Challenge-first projects sound different. They start with a person and a cost: three hours every morning, gone. The technology is an implementation detail you argue about later — and sometimes the honest answer is that you don’t need a model at all.

The 95/5 rule I keep rediscovering

In practice, most “AI challenges” are mostly not AI challenges. Take messy data: the vast majority of the mess is mechanical and deterministic — formats, whitespace, null tokens — and a regular expression beats a language model on every axis that matters: speed, cost, and trust. The model earns its keep on the genuinely ambiguous slice, the part where judgement is actually required.

Drawing that line — this is a rule, this is a judgement call — is the real development work. It’s less impressive in a demo and far more valuable in production.

Why “where AI is NOT used” belongs in the case study

I write up my projects with an explicit section on where I chose not to use AI. Not as false modesty — as the most honest signal of judgement I can offer.

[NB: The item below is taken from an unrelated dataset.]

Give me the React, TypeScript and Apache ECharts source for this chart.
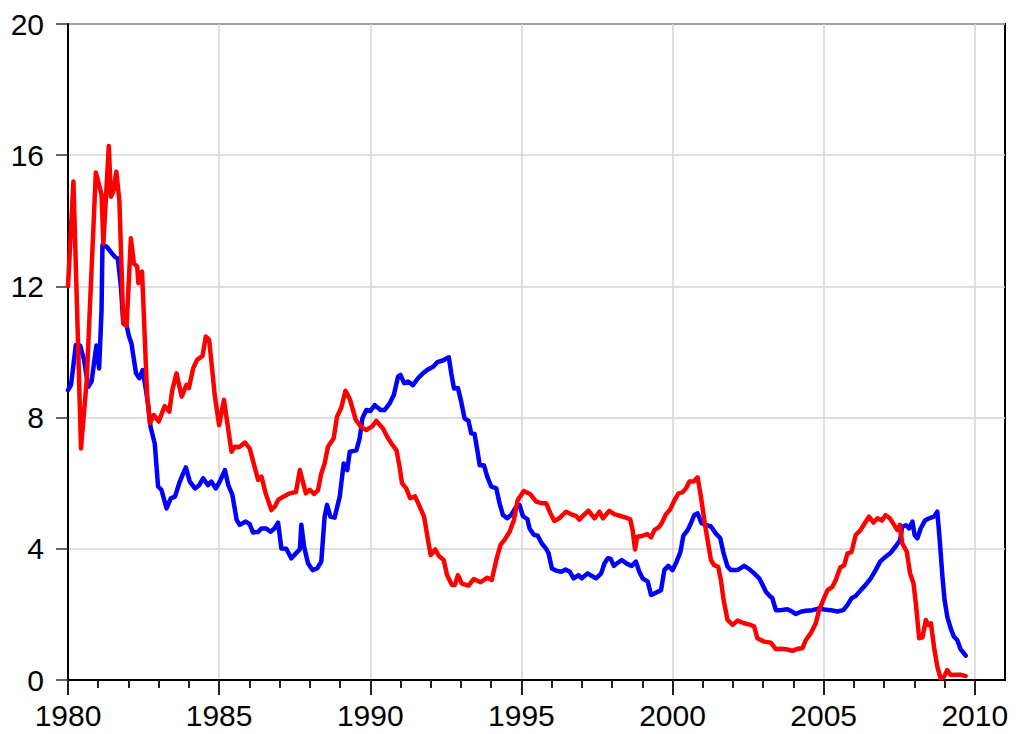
import React, { useEffect, useRef } from "react";
import * as echarts from "echarts";

const xMajorTicks = [1980, 1985, 1990, 1995, 2000, 2005, 2010];
const xMinorTicks = [1981,1982,1983,1984,1986,1987,1988,1989,1991,1992,1993,1994,1996,1997,1998,1999,2001,2002,2003,2004,2006,2007,2008,2009];

const redT = [1980.0,1980.18,1980.43,1980.62,1980.92,1981.11,1981.17,1981.35,1981.42,1981.5,1981.6,1981.7,1981.83,1981.94,1982.08,1982.18,1982.29,1982.33,1982.45,1982.62,1982.71,1982.84,1983.0,1983.2,1983.35,1983.45,1983.59,1983.76,1983.92,1984.0,1984.14,1984.27,1984.45,1984.56,1984.67,1984.86,1985.0,1985.16,1985.41,1985.52,1985.67,1985.85,1986.01,1986.29,1986.4,1986.54,1986.73,1986.85,1986.96,1987.15,1987.34,1987.54,1987.67,1987.87,1988.0,1988.14,1988.27,1988.38,1988.49,1988.6,1988.79,1988.9,1989.04,1989.18,1989.33,1989.52,1989.7,1989.87,1990.07,1990.2,1990.42,1990.57,1990.7,1990.87,1990.97,1991.05,1991.19,1991.32,1991.48,1991.61,1991.78,1991.91,1992.0,1992.15,1992.27,1992.43,1992.54,1992.7,1992.8,1992.9,1993.03,1993.25,1993.43,1993.65,1993.87,1994.02,1994.17,1994.31,1994.44,1994.61,1994.75,1994.88,1995.08,1995.3,1995.49,1995.63,1995.82,1995.95,1996.09,1996.25,1996.48,1996.65,1996.81,1996.92,1997.03,1997.22,1997.42,1997.58,1997.7,1997.91,1998.07,1998.28,1998.46,1998.6,1998.68,1998.76,1998.83,1998.99,1999.16,1999.29,1999.4,1999.56,1999.64,1999.78,1999.92,2000.07,2000.2,2000.33,2000.45,2000.56,2000.7,2000.83,2000.94,2001.05,2001.16,2001.27,2001.38,2001.51,2001.6,2001.69,2001.82,2001.99,2002.15,2002.37,2002.59,2002.7,2002.81,2003.03,2003.25,2003.42,2003.58,2003.8,2003.97,2004.13,2004.3,2004.41,2004.57,2004.74,2004.85,2005.01,2005.13,2005.29,2005.4,2005.55,2005.68,2005.79,2005.92,2006.06,2006.22,2006.36,2006.5,2006.65,2006.78,2006.93,2007.05,2007.19,2007.33,2007.44,2007.52,2007.6,2007.75,2007.86,2007.97,2008.05,2008.16,2008.27,2008.38,2008.46,2008.55,2008.65,2008.76,2008.87,2008.98,2009.09,2009.2,2009.37,2009.53,2009.7];
const redV = [12.0,15.2,7.06,9.15,15.47,14.8,13.3,16.28,14.73,14.9,15.5,14.6,10.87,10.8,13.47,12.7,12.6,12.1,12.45,8.64,7.83,8.08,7.88,8.35,8.18,8.84,9.35,8.64,9.0,8.9,9.5,9.76,9.88,10.47,10.37,8.64,7.77,8.54,6.96,7.11,7.1,7.24,7.06,6.1,6.2,5.69,5.18,5.3,5.5,5.6,5.69,5.73,6.4,5.69,5.8,5.67,5.78,6.3,6.6,7.11,7.37,8.03,8.3,8.82,8.55,7.93,7.72,7.62,7.74,7.9,7.67,7.4,7.21,7.0,6.5,6.0,5.84,5.54,5.6,5.34,4.98,4.27,3.81,3.98,3.78,3.66,3.2,2.9,2.9,3.2,2.94,2.88,3.08,2.98,3.12,3.05,3.66,4.12,4.27,4.52,4.87,5.49,5.76,5.66,5.44,5.4,5.39,5.1,4.85,4.93,5.13,5.05,5.0,4.89,5.0,5.16,4.93,5.13,4.93,5.16,5.06,5.0,4.95,4.9,4.57,3.98,4.37,4.39,4.45,4.35,4.57,4.67,4.78,5.05,5.2,5.49,5.69,5.72,5.85,6.05,6.05,6.18,5.59,4.88,4.27,3.66,3.5,3.45,3.05,2.44,1.83,1.68,1.81,1.73,1.68,1.63,1.27,1.17,1.14,0.94,0.95,0.93,0.89,0.95,0.97,1.22,1.42,1.73,2.13,2.49,2.74,2.84,3.05,3.43,3.5,3.86,3.9,4.42,4.57,4.78,4.98,4.8,4.93,4.86,5.03,4.93,4.73,4.57,4.73,4.17,3.91,3.25,2.96,2.34,1.27,1.3,1.83,1.68,1.73,1.02,0.41,0.05,0.1,0.3,0.15,0.16,0.16,0.12];

const blueT = [1980.0,1980.1,1980.26,1980.4,1980.53,1980.67,1980.78,1980.89,1980.94,1981.03,1981.11,1981.14,1981.28,1981.41,1981.55,1981.65,1981.75,1981.83,1981.94,1982.02,1982.1,1982.25,1982.36,1982.47,1982.58,1982.66,1982.73,1982.87,1982.98,1983.09,1983.26,1983.4,1983.54,1983.68,1983.81,1983.9,1984.03,1984.2,1984.34,1984.47,1984.63,1984.74,1984.89,1985.02,1985.19,1985.3,1985.44,1985.58,1985.68,1985.88,1986.01,1986.12,1986.28,1986.4,1986.56,1986.7,1986.83,1986.95,1987.06,1987.22,1987.39,1987.54,1987.67,1987.72,1987.81,1987.94,1988.09,1988.24,1988.38,1988.49,1988.57,1988.68,1988.82,1988.99,1989.12,1989.24,1989.32,1989.54,1989.65,1989.74,1989.87,1990.0,1990.15,1990.34,1990.47,1990.64,1990.78,1990.92,1991.0,1991.12,1991.25,1991.41,1991.58,1991.74,1991.91,1992.08,1992.22,1992.4,1992.6,1992.68,1992.77,1992.9,1993.01,1993.12,1993.25,1993.34,1993.45,1993.56,1993.62,1993.76,1993.87,1994.0,1994.17,1994.28,1994.39,1994.53,1994.66,1994.83,1994.94,1995.05,1995.2,1995.27,1995.41,1995.54,1995.67,1995.82,1995.9,1996.01,1996.16,1996.32,1996.46,1996.6,1996.73,1996.89,1997.0,1997.19,1997.32,1997.47,1997.64,1997.75,1997.86,1997.95,1998.06,1998.17,1998.32,1998.5,1998.65,1998.79,1998.9,1999.01,1999.18,1999.29,1999.4,1999.62,1999.73,1999.86,2000.0,2000.13,2000.26,2000.36,2000.5,2000.61,2000.72,2000.83,2000.96,2001.1,2001.27,2001.43,2001.58,2001.69,2001.82,2001.93,2002.15,2002.37,2002.54,2002.7,2002.87,2002.98,2003.09,2003.24,2003.3,2003.42,2003.58,2003.8,2003.97,2004.08,2004.24,2004.41,2004.63,2004.85,2005.02,2005.24,2005.45,2005.65,2005.79,2005.92,2006.06,2006.23,2006.39,2006.56,2006.72,2006.87,2007.05,2007.22,2007.38,2007.53,2007.6,2007.72,2007.83,2007.94,2008.01,2008.1,2008.21,2008.35,2008.49,2008.65,2008.76,2008.84,2008.93,2009.0,2009.09,2009.2,2009.31,2009.42,2009.53,2009.7];
const blueV = [8.84,9.0,10.21,10.2,9.76,8.94,9.1,9.86,10.2,9.5,11.28,13.26,13.21,13.06,12.9,12.85,12.0,10.87,10.8,10.47,10.26,9.35,9.2,9.45,8.84,8.33,7.72,7.21,5.9,5.8,5.23,5.54,5.59,6.0,6.3,6.48,6.05,5.84,5.94,6.15,5.94,6.05,5.84,6.05,6.4,5.95,5.64,4.88,4.73,4.83,4.75,4.5,4.51,4.62,4.62,4.52,4.62,4.8,4.01,4.0,3.71,3.86,3.98,4.73,4.07,3.56,3.35,3.4,3.61,4.98,5.34,4.98,4.95,5.59,6.6,6.4,6.96,7.0,7.37,7.98,8.23,8.2,8.38,8.23,8.23,8.43,8.69,9.25,9.3,9.05,9.1,8.99,9.2,9.35,9.47,9.55,9.69,9.74,9.84,9.35,8.89,8.9,8.48,7.98,7.9,7.52,7.5,6.91,6.55,6.55,6.2,5.9,5.84,5.38,5.03,4.93,5.03,5.28,5.33,5.0,4.9,4.62,4.43,4.4,4.17,4.0,3.86,3.4,3.33,3.3,3.37,3.3,3.1,3.2,3.1,3.25,3.18,3.1,3.25,3.56,3.71,3.7,3.48,3.56,3.66,3.54,3.48,3.61,3.3,3.1,3.0,2.59,2.64,2.74,3.35,3.48,3.35,3.6,3.9,4.4,4.57,4.78,5.03,5.08,4.78,4.73,4.68,4.47,4.32,3.86,3.46,3.35,3.35,3.48,3.38,3.25,3.1,2.9,2.69,2.54,2.5,2.13,2.13,2.16,2.08,2.01,2.08,2.11,2.13,2.18,2.15,2.13,2.09,2.13,2.29,2.49,2.56,2.74,2.9,3.1,3.35,3.61,3.76,3.88,4.07,4.27,4.67,4.72,4.62,4.83,4.42,4.32,4.62,4.86,4.93,4.98,5.13,4.27,3.15,2.44,1.93,1.58,1.32,1.22,0.94,0.74];

const FONT = '"Liberation Sans", Arial, sans-serif';

export default function App() {
  const ref = useRef<HTMLDivElement>(null);
  useEffect(() => {
    if (!ref.current) return;
    const chart = echarts.init(ref.current, null, { renderer: "svg" });
    const zip = (t: number[], v: number[]) => t.map((x, i) => [x, v[i]]);
    chart.setOption({
      animation: false,
      backgroundColor: "#fff",
      grid: {
        left: 68, right: 12, top: 24, bottom: 54,
        show: true, borderColor: "#000", borderWidth: 2, backgroundColor: "transparent",
      },
      xAxis: [
        {
          type: "value", min: 1980, max: 2011, interval: 5,
          axisLine: { show: true, lineStyle: { color: "#000", width: 2 } },
          axisTick: { show: true, inside: false, length: 15, customValues: xMajorTicks, lineStyle: { color: "#222", width: 2 } },
          axisLabel: { show: true, customValues: xMajorTicks, margin: 20, fontSize: 30, color: "#000", fontFamily: FONT, formatter: (v: number) => String(v) },
          splitLine: { show: true, lineStyle: { color: "#d4d4d4", width: 1.5 } },
        },
        {
          type: "value", min: 1980, max: 2011, position: "bottom",
          axisLine: { show: false },
          axisTick: { show: true, inside: false, length: 8, customValues: xMinorTicks, lineStyle: { color: "#222", width: 2 } },
          axisLabel: { show: false },
          splitLine: { show: false },
        },
      ],
      yAxis: {
        type: "value", min: 0, max: 20, interval: 4,
        axisLine: { show: true, lineStyle: { color: "#000", width: 2 } },
        axisTick: { show: true, inside: false, length: 12, lineStyle: { color: "#333", width: 1.5 } },
        axisLabel: { margin: 24, fontSize: 30, color: "#000", fontFamily: FONT },
        splitLine: { show: true, lineStyle: { color: "#d4d4d4", width: 1.5 } },
      },
      series: [
        {
          type: "line", name: "blue", xAxisIndex: 0, data: zip(blueT, blueV), showSymbol: false, symbol: "none",
          lineStyle: { color: "#0000ff", width: 4.5, join: "round", cap: "round" },
        },
        {
          type: "line", name: "red", xAxisIndex: 0, data: zip(redT, redV), showSymbol: false, symbol: "none",
          lineStyle: { color: "#ff0000", width: 4.5, join: "round", cap: "round" },
        },
      ],
    });
    return () => chart.dispose();
  }, []);
  return <div ref={ref} style={{ position: "fixed", left: 0, top: 0, width: 1017, height: 734 }} />;
}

Anyone can bolt a model onto a challenge. Knowing where it would make things slower, costlier, or less trustworthy is the harder, more valuable skill.

Restraint is a feature. The discipline to leave the model out of the 95% is what makes the 5% trustworthy.

What this looks like in practice

  • Start from the cost, not the capability. Name the hours, the errors, the money. If you can’t, stop.
  • Default to deterministic. Reach for a model only where rules genuinely can’t reach. Let it propose, keep a human to decide, on anything that’s hard to reverse.
  • Make the boundary legible. Users trust a system whose behaviour they can predict. “Here’s exactly what the AI did and how to undo it” beats magic.

None of this is anti-AI. I build with these models constantly, and they’re extraordinary. It’s anti-aimless. The most impressive thing you can do with a powerful tool is know precisely when not to use it.